─── Source data ───

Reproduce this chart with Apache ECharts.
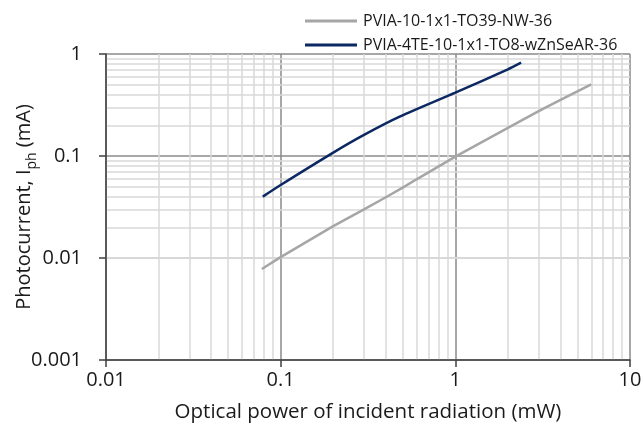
<!DOCTYPE html>
<html><head><meta charset="utf-8">
<script src="https://cdn.jsdelivr.net/npm/echarts@6/dist/echarts.min.js"></script>
<style>html,body{margin:0;padding:0;background:#fff}#c{width:643px;height:436px}</style>
</head><body><div id="c"></div>
<script>
// Data (x: mW, y: mA)
const seriesNames = ['PVIA-10-1x1-TO39-NW-36', 'PVIA-4TE-10-1x1-TO8-wZnSeAR-36'];
const grayX = [0.078, 0.1, 0.2, 0.3, 0.4, 0.5, 0.6, 1.0, 2.0, 3.0, 4.0, 5.0, 6.0];
const grayY = [0.0078, 0.0102, 0.0205, 0.030, 0.0394, 0.0489, 0.0591, 0.0985, 0.189, 0.275, 0.355, 0.43, 0.505];
const navyX = [0.079, 0.1, 0.2, 0.3, 0.48, 1.0, 2.0, 2.38];
const navyY = [0.040, 0.052, 0.108, 0.161, 0.243, 0.418, 0.708, 0.822];
const xTicks = [0.01, 0.1, 1, 10];
const yTicks = [0.001, 0.01, 0.1, 1];
const minorMult = [2, 3, 4, 5, 6, 7, 8, 9];

const xMinor = [];
for (let i = 0; i < xTicks.length - 1; i++) minorMult.forEach(m => xMinor.push(+(xTicks[i] * m).toPrecision(3)));
const yMinor = [];
for (let i = 0; i < yTicks.length - 1; i++) minorMult.forEach(m => yMinor.push(+(yTicks[i] * m).toPrecision(3)));

const FONT = 'Open Sans';
const TXT = '#1a1a1a';
const chart = echarts.init(document.getElementById('c'));
const fmt = v => String(+v.toPrecision(3));
chart.setOption({
  animation: false,
  grid: { left: 106, right: 13, top: 54, bottom: 76, containLabel: false, outerBoundsMode: 'none' },
  legend: {
    orient: 'vertical', left: 300, top: 5, itemWidth: 52, itemHeight: 3, itemGap: 2,
    icon: 'rect',
    textStyle: { fontFamily: FONT, fontSize: 16, color: TXT, lineHeight: 22, padding: [0, 0, 0, 1] },
    data: seriesNames
  },
  xAxis: {
    type: 'log', logBase: 10, min: 0.01, max: 10,
    name: 'Optical power of incident radiation (mW)', nameLocation: 'middle', nameGap: 42,
    nameMoveOverlap: false,
    nameTextStyle: { fontFamily: FONT, fontSize: 20.5, color: TXT },
    axisLine: { lineStyle: { color: '#404040', width: 1.5 } },
    axisTick: { show: true, length: 7, lineStyle: { color: '#404040', width: 1.5 } },
    axisLabel: { fontFamily: FONT, fontSize: 20, color: TXT, margin: 10, formatter: fmt },
    splitLine: { show: true, lineStyle: { color: '#8a8a8a', width: 1.5 } }
  },
  yAxis: {
    type: 'log', logBase: 10, min: 0.001, max: 1,
    name: '{a|Photocurrent, I}{b|ph}{a| (mA)}', nameLocation: 'middle', nameGap: 72, nameRotate: 90,
    nameMoveOverlap: false,
    nameTextStyle: {
      fontFamily: FONT, fontSize: 20, color: TXT,
      rich: {
        a: { fontFamily: FONT, fontSize: 20, color: TXT, lineHeight: 26, verticalAlign: 'bottom' },
        b: { fontFamily: FONT, fontSize: 14, color: TXT, lineHeight: 26, verticalAlign: 'bottom', padding: [0, 0, -5, 0] }
      }
    },
    axisLine: { show: true, lineStyle: { color: '#404040', width: 1.5 } },
    axisTick: { show: true, length: 7, lineStyle: { color: '#404040', width: 1.5 } },
    axisLabel: { fontFamily: FONT, fontSize: 20, color: TXT, margin: 24, formatter: fmt },
    splitLine: { show: true, lineStyle: { color: '#8a8a8a', width: 1.5 } }
  },
  series: [
    {
      type: 'line', name: '_grid', data: [], silent: true, z: 0,
      markLine: {
        z: 0, zlevel: 0,
        silent: true, symbol: 'none', animation: false, label: { show: false },
        lineStyle: { color: '#d9d9d9', width: 1.5, type: 'solid' },
        emphasis: { disabled: true },
        data: xMinor.map(v => ({ xAxis: v })).concat(yMinor.map(v => ({ yAxis: v })))
      }
    },
    {
      type: 'line', name: seriesNames[0], z: 10, symbol: 'none', smooth: false,
      lineStyle: { color: '#a6a6a6', width: 2.5 }, itemStyle: { color: '#a6a6a6' },
      data: grayX.map((x, i) => [x, grayY[i]])
    },
    {
      type: 'line', name: seriesNames[1], z: 10, symbol: 'none', smooth: 0.25,
      lineStyle: { color: '#0b2862', width: 2.5 }, itemStyle: { color: '#0b2862' },
      data: navyX.map((x, i) => [x, navyY[i]])
    }
  ]
});
</script></body></html>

───

-- Aim --
Write out again exactly the lines from the start of the data above through the line containing "for (let i = 0; i < yTicks.length", inclusive, excluding any pictures.

-- Answer to this exercise --
Reproduce this chart with Apache ECharts.
<!DOCTYPE html>
<html><head><meta charset="utf-8">
<script src="https://cdn.jsdelivr.net/npm/echarts@6/dist/echarts.min.js"></script>
<style>html,body{margin:0;padding:0;background:#fff}#c{width:643px;height:436px}</style>
</head><body><div id="c"></div>
<script>
// Data (x: mW, y: mA)
const seriesNames = ['PVIA-10-1x1-TO39-NW-36', 'PVIA-4TE-10-1x1-TO8-wZnSeAR-36'];
const grayX = [0.078, 0.1, 0.2, 0.3, 0.4, 0.5, 0.6, 1.0, 2.0, 3.0, 4.0, 5.0, 6.0];
const grayY = [0.0078, 0.0102, 0.0205, 0.030, 0.0394, 0.0489, 0.0591, 0.0985, 0.189, 0.275, 0.355, 0.43, 0.505];
const navyX = [0.079, 0.1, 0.2, 0.3, 0.48, 1.0, 2.0, 2.38];
const navyY = [0.040, 0.052, 0.108, 0.161, 0.243, 0.418, 0.708, 0.822];
const xTicks = [0.01, 0.1, 1, 10];
const yTicks = [0.001, 0.01, 0.1, 1];
const minorMult = [2, 3, 4, 5, 6, 7, 8, 9];

const xMinor = [];
for (let i = 0; i < xTicks.length - 1; i++) minorMult.forEach(m => xMinor.push(+(xTicks[i] * m).toPrecision(3)));
const yMinor = [];
for (let i = 0; i < yTicks.length - 1; i++) minorMult.forEach(m => yMinor.push(+(yTicks[i] * m).toPrecision(3)));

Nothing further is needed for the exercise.